» Problem description
Return nothing but the lines from the one with "Generate a LaTeX" through the one with "import matplotlib.pyplot as plt" in the data below, word for word and without pictures.

Plotting code records:
○ ○ ○ ○
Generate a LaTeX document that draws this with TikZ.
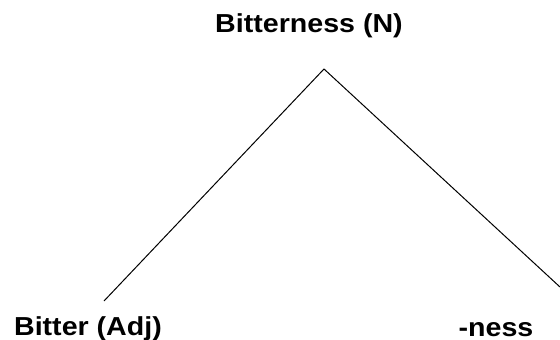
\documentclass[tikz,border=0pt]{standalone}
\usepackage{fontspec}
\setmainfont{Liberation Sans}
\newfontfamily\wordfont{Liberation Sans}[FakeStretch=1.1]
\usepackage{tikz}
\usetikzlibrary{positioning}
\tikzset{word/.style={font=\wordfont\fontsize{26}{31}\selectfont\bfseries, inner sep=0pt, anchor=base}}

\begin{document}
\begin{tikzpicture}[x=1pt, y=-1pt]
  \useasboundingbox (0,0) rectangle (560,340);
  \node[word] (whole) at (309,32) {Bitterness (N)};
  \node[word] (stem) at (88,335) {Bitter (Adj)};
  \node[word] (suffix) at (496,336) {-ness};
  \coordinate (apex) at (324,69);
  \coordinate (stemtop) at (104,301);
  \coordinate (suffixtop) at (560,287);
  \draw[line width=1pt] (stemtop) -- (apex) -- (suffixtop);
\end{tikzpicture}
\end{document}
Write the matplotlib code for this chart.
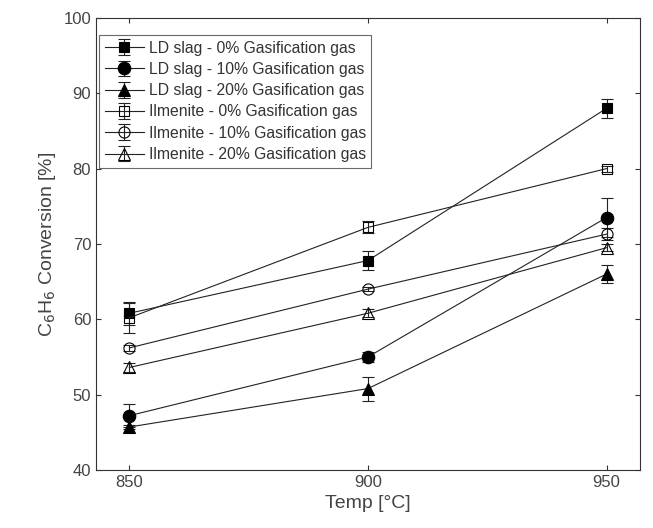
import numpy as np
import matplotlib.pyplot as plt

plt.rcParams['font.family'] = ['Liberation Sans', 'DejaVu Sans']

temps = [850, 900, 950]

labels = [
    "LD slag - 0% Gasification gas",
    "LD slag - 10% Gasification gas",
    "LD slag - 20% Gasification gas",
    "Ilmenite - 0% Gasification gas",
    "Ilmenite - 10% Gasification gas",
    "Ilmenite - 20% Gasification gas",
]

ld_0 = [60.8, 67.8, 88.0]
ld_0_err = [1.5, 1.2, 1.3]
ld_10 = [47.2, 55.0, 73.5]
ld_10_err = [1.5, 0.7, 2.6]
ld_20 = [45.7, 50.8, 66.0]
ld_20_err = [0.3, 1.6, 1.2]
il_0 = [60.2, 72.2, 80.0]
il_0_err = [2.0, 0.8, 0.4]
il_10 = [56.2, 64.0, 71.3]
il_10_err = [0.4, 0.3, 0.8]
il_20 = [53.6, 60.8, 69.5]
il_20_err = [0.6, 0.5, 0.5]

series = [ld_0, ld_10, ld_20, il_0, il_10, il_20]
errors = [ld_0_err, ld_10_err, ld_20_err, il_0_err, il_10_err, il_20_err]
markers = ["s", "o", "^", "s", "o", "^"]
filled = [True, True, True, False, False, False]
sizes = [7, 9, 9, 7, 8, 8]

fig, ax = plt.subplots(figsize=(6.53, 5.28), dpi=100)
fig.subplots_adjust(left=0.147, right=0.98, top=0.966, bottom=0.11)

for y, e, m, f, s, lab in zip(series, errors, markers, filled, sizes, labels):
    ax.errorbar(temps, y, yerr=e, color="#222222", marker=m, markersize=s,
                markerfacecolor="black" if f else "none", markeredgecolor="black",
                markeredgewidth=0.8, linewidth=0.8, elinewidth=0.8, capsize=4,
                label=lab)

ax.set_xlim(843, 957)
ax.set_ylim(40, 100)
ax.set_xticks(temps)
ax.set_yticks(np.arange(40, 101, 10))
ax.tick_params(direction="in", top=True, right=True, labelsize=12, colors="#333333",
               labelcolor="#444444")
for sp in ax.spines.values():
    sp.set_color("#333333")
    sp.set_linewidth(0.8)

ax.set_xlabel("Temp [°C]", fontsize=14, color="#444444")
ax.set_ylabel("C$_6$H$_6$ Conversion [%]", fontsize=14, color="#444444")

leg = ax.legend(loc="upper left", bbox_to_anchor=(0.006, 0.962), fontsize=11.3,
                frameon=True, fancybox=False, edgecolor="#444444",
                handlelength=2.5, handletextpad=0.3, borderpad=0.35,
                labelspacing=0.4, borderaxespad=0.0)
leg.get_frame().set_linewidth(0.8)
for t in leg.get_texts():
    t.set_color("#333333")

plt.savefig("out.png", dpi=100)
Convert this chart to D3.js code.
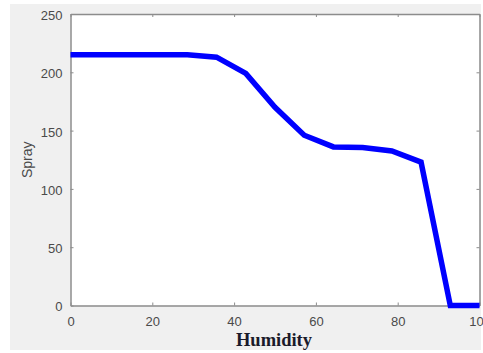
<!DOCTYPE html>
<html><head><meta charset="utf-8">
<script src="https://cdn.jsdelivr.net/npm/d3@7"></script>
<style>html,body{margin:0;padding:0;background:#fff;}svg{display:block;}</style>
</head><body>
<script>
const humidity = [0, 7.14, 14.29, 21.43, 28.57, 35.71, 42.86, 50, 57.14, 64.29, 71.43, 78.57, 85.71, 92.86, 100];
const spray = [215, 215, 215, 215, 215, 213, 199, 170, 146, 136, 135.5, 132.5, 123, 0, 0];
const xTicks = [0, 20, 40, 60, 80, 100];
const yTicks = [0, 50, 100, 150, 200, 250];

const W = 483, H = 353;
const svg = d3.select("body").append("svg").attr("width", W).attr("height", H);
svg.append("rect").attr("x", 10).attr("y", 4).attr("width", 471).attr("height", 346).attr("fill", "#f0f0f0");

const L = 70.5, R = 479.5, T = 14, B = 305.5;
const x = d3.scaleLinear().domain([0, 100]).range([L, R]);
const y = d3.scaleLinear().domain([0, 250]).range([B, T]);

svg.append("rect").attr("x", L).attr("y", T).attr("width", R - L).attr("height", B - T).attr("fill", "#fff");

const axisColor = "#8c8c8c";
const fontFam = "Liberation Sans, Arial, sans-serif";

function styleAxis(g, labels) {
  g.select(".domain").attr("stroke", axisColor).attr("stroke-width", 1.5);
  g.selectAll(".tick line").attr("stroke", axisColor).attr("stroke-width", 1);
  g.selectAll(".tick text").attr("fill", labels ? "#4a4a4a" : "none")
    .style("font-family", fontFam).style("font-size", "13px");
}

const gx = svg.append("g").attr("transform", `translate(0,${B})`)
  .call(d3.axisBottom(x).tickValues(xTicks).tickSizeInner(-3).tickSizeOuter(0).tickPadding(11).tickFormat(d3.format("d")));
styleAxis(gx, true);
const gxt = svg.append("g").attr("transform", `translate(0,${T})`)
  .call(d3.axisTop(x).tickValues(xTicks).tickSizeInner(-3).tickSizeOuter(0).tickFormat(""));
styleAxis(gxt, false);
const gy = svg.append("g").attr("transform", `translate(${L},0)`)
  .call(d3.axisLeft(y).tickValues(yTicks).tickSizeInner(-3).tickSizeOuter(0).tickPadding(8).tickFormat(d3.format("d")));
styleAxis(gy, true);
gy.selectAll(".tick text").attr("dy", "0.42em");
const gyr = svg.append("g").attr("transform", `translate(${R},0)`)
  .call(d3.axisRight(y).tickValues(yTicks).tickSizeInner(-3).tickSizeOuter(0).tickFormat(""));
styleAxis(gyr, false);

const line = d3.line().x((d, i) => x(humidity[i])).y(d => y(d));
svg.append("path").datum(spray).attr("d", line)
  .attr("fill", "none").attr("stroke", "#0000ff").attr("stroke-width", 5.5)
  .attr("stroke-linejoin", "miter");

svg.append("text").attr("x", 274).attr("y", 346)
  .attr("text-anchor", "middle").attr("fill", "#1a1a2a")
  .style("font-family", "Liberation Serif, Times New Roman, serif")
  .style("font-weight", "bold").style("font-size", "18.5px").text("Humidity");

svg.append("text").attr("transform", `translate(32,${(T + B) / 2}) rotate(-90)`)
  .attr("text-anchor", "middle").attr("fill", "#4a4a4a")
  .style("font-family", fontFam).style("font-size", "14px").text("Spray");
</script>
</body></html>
○ ○ ○ ○
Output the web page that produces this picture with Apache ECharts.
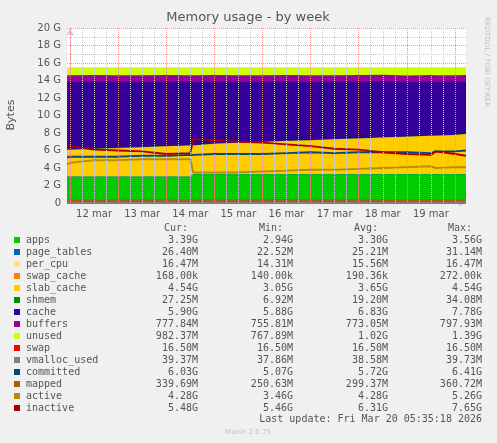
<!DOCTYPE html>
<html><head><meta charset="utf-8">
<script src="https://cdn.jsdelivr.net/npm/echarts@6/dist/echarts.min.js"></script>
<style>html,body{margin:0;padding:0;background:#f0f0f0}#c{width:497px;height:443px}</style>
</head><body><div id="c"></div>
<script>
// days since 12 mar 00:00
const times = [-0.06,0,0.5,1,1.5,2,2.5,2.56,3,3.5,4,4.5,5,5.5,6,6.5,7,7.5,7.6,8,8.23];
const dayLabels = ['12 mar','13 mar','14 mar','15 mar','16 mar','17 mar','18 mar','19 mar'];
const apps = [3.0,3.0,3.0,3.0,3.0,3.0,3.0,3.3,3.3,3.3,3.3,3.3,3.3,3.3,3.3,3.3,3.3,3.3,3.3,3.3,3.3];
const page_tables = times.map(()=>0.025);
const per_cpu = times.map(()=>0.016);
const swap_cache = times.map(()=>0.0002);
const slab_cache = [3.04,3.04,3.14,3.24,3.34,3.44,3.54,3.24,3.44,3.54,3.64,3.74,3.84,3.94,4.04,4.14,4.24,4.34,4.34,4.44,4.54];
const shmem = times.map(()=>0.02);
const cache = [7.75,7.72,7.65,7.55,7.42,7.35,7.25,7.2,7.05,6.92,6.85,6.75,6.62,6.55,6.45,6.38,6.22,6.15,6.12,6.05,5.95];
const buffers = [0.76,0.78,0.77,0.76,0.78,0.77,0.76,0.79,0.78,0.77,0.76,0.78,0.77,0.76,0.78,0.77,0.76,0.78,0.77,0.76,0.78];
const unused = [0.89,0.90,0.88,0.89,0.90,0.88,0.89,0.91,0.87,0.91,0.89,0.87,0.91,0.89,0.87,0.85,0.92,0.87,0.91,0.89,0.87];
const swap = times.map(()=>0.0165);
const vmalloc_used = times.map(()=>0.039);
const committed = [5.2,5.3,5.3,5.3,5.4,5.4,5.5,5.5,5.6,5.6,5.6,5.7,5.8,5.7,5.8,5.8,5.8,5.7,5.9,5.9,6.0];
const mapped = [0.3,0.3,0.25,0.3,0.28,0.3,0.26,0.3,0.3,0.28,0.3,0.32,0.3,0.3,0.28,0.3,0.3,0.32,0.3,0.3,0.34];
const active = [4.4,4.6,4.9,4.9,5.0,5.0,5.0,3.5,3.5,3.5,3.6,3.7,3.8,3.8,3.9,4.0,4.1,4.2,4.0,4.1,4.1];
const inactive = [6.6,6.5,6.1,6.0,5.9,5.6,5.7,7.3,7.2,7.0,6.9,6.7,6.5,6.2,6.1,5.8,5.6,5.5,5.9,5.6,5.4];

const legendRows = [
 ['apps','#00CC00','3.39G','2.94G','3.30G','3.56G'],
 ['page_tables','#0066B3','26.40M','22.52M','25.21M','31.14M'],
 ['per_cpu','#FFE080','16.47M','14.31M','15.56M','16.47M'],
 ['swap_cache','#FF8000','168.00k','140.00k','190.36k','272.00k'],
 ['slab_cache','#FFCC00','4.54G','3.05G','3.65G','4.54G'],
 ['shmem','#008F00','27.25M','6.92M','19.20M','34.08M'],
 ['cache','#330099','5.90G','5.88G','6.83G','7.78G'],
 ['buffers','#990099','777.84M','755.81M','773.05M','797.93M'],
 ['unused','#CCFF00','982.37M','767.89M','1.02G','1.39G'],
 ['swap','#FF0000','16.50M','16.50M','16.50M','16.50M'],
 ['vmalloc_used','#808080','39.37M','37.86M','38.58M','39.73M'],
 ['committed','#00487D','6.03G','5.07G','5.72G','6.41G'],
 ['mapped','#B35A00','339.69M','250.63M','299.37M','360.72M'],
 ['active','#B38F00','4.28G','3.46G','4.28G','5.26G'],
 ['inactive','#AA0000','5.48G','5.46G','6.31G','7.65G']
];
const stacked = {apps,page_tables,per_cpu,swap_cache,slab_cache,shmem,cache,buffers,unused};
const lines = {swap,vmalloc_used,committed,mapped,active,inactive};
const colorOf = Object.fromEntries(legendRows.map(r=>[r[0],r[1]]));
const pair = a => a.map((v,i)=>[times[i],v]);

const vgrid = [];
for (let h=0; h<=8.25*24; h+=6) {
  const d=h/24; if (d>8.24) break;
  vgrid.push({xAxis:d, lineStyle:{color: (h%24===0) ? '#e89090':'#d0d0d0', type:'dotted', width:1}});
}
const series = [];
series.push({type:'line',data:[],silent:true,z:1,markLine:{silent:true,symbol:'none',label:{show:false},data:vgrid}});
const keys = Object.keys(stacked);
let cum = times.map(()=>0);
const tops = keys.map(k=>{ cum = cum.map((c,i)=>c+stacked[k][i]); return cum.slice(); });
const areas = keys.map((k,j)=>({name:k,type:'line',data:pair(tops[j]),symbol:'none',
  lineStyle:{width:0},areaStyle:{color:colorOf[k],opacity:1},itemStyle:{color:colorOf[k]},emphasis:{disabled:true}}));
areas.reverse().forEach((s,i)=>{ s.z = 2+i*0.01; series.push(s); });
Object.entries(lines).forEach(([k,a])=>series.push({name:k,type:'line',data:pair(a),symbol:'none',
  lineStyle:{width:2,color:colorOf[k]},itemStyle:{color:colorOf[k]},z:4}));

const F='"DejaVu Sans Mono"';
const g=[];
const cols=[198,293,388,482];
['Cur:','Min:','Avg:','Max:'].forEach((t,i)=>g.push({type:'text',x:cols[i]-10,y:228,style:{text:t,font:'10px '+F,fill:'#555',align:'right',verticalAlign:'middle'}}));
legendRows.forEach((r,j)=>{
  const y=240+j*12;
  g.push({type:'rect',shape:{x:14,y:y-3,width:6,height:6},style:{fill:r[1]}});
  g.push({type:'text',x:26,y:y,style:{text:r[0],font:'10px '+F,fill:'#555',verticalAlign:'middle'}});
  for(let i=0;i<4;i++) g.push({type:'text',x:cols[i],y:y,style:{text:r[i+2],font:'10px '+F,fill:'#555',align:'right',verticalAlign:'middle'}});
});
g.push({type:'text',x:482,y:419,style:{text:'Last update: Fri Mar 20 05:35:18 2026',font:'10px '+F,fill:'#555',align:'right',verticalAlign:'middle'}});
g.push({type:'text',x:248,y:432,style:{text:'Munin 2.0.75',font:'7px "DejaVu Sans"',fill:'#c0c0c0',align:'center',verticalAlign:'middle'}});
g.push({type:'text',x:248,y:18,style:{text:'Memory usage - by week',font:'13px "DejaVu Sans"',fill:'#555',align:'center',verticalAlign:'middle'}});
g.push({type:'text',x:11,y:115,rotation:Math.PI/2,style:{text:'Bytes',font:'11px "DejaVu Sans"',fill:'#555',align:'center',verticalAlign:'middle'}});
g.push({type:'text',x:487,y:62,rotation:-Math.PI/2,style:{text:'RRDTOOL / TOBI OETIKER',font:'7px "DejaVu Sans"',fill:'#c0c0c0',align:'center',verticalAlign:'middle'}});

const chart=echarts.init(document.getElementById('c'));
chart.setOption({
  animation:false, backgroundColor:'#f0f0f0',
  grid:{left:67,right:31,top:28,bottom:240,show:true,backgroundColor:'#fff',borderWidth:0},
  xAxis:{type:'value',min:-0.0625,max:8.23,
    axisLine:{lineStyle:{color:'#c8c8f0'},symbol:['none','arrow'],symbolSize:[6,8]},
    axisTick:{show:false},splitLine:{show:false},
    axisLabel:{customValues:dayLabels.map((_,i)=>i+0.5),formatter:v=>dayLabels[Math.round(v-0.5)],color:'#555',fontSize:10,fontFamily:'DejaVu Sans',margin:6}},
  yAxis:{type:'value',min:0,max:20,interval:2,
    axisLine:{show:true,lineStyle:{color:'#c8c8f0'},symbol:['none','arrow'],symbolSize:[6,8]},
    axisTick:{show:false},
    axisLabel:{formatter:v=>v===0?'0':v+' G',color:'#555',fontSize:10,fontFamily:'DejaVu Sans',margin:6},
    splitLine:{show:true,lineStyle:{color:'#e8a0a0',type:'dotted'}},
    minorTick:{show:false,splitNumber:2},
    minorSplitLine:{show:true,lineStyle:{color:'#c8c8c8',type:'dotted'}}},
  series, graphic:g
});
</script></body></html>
○ ○ ○ ○
» The result
Generate a LaTeX document that draws this with TikZ.
\documentclass[tikz,border=0pt]{standalone}
\usepackage{fontspec}
\setmainfont{Liberation Sans}
\newfontfamily\wordfont{Liberation Sans}[FakeStretch=1.1]
\usepackage{tikz}
\usetikzlibrary{positioning}
\tikzset{word/.style={font=\wordfont\fontsize{26}{31}\selectfont\bfseries, inner sep=0pt, anchor=base}}

\begin{document}
\begin{tikzpicture}[x=1pt, y=-1pt]
  \useasboundingbox (0,0) rectangle (560,340);
  \node[word] (whole) at (309,32) {Bitterness (N)};
  \node[word] (stem) at (88,335) {Bitter (Adj)};
  \node[word] (suffix) at (496,336) {-ness};
  \coordinate (apex) at (324,69);
  \coordinate (stemtop) at (104,301);
  \coordinate (suffixtop) at (560,287);
  \draw[line width=1pt] (stemtop) -- (apex) -- (suffixtop);
\end{tikzpicture}
\end{document}
Write the matplotlib code for this chart.
import numpy as np
import matplotlib.pyplot as plt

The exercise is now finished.